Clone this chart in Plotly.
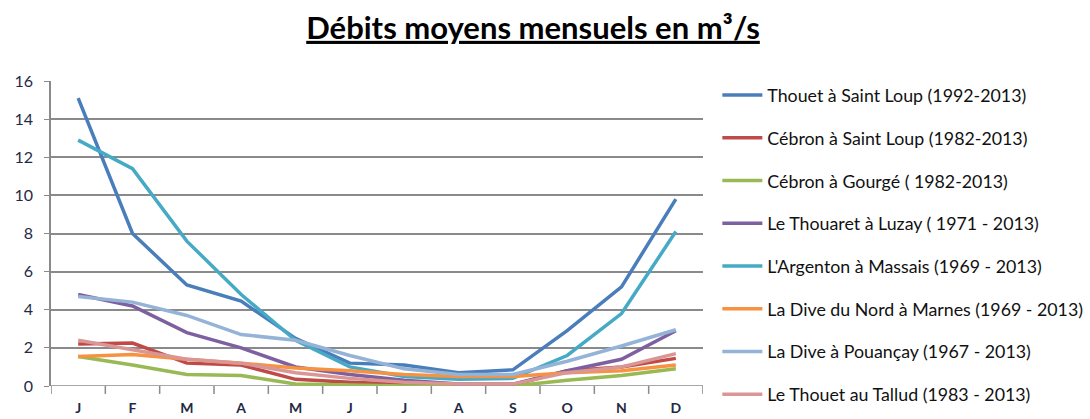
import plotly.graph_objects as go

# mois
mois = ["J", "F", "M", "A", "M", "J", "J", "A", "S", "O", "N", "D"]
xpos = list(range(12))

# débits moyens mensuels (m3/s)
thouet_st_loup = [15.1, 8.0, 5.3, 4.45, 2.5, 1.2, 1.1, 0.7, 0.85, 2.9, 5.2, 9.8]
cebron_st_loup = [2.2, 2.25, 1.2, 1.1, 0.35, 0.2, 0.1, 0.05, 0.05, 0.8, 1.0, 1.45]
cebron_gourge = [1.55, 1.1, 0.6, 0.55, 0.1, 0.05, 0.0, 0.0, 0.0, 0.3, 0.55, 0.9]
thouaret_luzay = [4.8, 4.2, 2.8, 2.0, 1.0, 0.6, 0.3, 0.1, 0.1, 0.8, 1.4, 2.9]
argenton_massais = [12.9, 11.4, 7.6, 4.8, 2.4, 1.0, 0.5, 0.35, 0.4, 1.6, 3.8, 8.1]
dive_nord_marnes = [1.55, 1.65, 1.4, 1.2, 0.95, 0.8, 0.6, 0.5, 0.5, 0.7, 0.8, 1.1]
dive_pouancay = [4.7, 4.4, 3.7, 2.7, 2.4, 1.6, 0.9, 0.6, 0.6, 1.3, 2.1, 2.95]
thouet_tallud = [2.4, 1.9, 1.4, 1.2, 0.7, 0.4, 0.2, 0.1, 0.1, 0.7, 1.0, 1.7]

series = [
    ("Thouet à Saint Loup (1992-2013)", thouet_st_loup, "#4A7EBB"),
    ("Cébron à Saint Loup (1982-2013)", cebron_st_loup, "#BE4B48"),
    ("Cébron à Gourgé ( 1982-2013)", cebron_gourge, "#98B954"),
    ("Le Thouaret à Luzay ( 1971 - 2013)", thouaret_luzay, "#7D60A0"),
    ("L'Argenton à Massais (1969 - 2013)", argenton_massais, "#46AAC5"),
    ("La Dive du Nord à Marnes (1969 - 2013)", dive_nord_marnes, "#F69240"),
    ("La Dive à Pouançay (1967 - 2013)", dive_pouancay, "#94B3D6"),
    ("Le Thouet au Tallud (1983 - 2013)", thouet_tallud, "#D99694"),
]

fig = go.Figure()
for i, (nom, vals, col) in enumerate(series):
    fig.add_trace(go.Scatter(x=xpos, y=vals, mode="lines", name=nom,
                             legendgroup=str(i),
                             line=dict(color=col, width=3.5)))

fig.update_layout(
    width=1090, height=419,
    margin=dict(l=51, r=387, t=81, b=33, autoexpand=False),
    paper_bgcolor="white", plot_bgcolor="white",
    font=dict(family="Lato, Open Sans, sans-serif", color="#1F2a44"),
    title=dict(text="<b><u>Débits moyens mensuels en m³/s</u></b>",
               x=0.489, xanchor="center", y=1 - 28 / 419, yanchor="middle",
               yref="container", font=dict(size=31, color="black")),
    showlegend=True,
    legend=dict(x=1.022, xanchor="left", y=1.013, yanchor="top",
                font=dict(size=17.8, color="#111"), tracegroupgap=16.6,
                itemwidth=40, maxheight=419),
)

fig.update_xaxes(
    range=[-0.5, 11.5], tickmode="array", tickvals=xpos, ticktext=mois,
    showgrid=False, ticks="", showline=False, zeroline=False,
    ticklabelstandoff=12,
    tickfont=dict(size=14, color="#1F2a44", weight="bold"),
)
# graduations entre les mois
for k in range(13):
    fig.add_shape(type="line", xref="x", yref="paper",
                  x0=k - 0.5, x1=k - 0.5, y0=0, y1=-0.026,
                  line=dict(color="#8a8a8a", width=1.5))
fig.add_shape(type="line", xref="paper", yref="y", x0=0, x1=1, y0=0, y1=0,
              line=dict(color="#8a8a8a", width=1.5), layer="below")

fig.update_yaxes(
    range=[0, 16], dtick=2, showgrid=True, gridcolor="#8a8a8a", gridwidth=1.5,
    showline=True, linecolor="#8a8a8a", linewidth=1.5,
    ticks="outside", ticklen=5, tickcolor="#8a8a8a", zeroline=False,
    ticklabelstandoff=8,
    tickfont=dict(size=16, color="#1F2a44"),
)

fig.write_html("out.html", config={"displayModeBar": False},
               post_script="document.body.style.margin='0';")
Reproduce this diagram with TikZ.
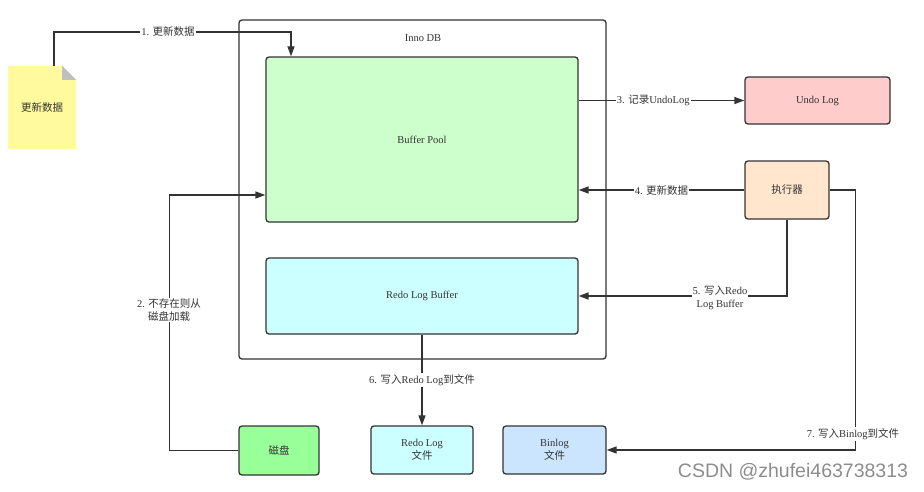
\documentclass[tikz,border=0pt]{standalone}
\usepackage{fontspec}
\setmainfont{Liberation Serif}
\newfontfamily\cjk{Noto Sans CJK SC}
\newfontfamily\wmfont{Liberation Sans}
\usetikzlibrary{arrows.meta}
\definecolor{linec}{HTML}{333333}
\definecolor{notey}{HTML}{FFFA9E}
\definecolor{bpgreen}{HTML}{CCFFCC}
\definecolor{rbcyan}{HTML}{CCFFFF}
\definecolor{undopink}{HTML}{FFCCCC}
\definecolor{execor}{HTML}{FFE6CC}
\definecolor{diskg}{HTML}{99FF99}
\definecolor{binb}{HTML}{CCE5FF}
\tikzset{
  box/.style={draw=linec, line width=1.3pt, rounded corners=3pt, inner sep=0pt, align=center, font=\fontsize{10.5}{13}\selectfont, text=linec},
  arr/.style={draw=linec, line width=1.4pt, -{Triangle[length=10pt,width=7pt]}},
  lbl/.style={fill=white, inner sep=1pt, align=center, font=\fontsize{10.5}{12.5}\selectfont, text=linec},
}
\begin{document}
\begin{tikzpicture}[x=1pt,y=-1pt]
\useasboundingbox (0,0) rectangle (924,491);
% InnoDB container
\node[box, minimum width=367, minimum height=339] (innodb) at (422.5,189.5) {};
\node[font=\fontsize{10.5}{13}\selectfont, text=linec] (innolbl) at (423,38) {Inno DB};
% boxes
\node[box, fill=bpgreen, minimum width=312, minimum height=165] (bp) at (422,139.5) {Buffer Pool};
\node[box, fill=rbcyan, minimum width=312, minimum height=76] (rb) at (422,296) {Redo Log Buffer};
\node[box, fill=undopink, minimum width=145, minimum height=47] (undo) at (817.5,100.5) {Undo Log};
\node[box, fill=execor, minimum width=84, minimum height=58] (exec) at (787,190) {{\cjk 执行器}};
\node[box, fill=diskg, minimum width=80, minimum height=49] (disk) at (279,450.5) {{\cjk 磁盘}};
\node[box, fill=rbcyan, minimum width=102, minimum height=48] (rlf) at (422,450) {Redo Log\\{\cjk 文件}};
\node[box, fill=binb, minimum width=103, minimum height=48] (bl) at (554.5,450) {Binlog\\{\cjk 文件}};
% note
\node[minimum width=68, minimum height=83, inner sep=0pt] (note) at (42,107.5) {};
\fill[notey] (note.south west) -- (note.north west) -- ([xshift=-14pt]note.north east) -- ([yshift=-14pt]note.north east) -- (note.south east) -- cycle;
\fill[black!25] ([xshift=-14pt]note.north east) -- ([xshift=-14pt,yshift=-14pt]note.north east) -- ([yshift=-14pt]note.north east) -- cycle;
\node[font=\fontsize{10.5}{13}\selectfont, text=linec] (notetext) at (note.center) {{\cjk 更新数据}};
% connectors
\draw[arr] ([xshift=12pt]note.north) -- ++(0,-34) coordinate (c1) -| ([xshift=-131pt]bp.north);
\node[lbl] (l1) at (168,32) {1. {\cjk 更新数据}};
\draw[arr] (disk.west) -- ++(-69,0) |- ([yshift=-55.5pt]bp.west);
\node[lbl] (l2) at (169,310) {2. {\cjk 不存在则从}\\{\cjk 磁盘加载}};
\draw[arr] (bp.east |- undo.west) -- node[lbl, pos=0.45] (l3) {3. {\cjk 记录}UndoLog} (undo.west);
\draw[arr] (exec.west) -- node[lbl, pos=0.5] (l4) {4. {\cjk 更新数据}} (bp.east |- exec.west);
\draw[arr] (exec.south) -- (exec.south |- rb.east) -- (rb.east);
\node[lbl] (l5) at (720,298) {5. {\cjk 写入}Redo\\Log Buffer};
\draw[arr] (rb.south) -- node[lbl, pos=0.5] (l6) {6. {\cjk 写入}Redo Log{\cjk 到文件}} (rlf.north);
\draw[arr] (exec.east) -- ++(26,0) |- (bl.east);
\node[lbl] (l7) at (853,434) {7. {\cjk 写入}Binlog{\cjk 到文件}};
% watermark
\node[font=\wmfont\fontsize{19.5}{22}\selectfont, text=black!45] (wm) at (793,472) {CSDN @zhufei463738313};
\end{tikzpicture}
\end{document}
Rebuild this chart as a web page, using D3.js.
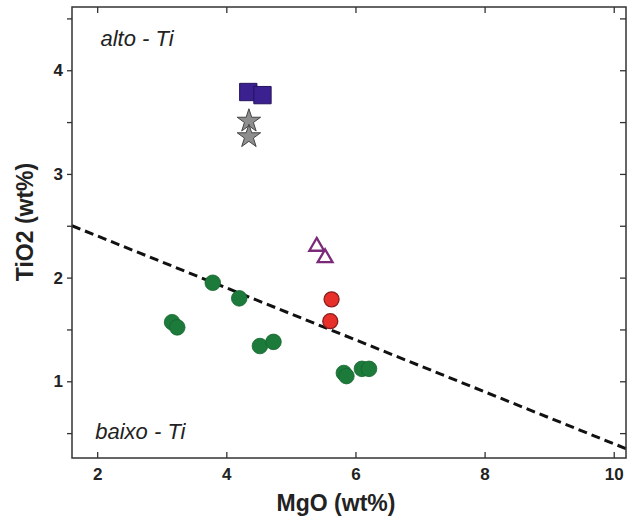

....

◆ WORK TO DO:
With the pictures left out, restate word for word every line of the data above, from the first down to the line that contains "xpos = list(range(12))".

◆ RESULT OF THIS EXERCISE:
Clone this chart in Plotly.
import plotly.graph_objects as go

# mois
mois = ["J", "F", "M", "A", "M", "J", "J", "A", "S", "O", "N", "D"]
xpos = list(range(12))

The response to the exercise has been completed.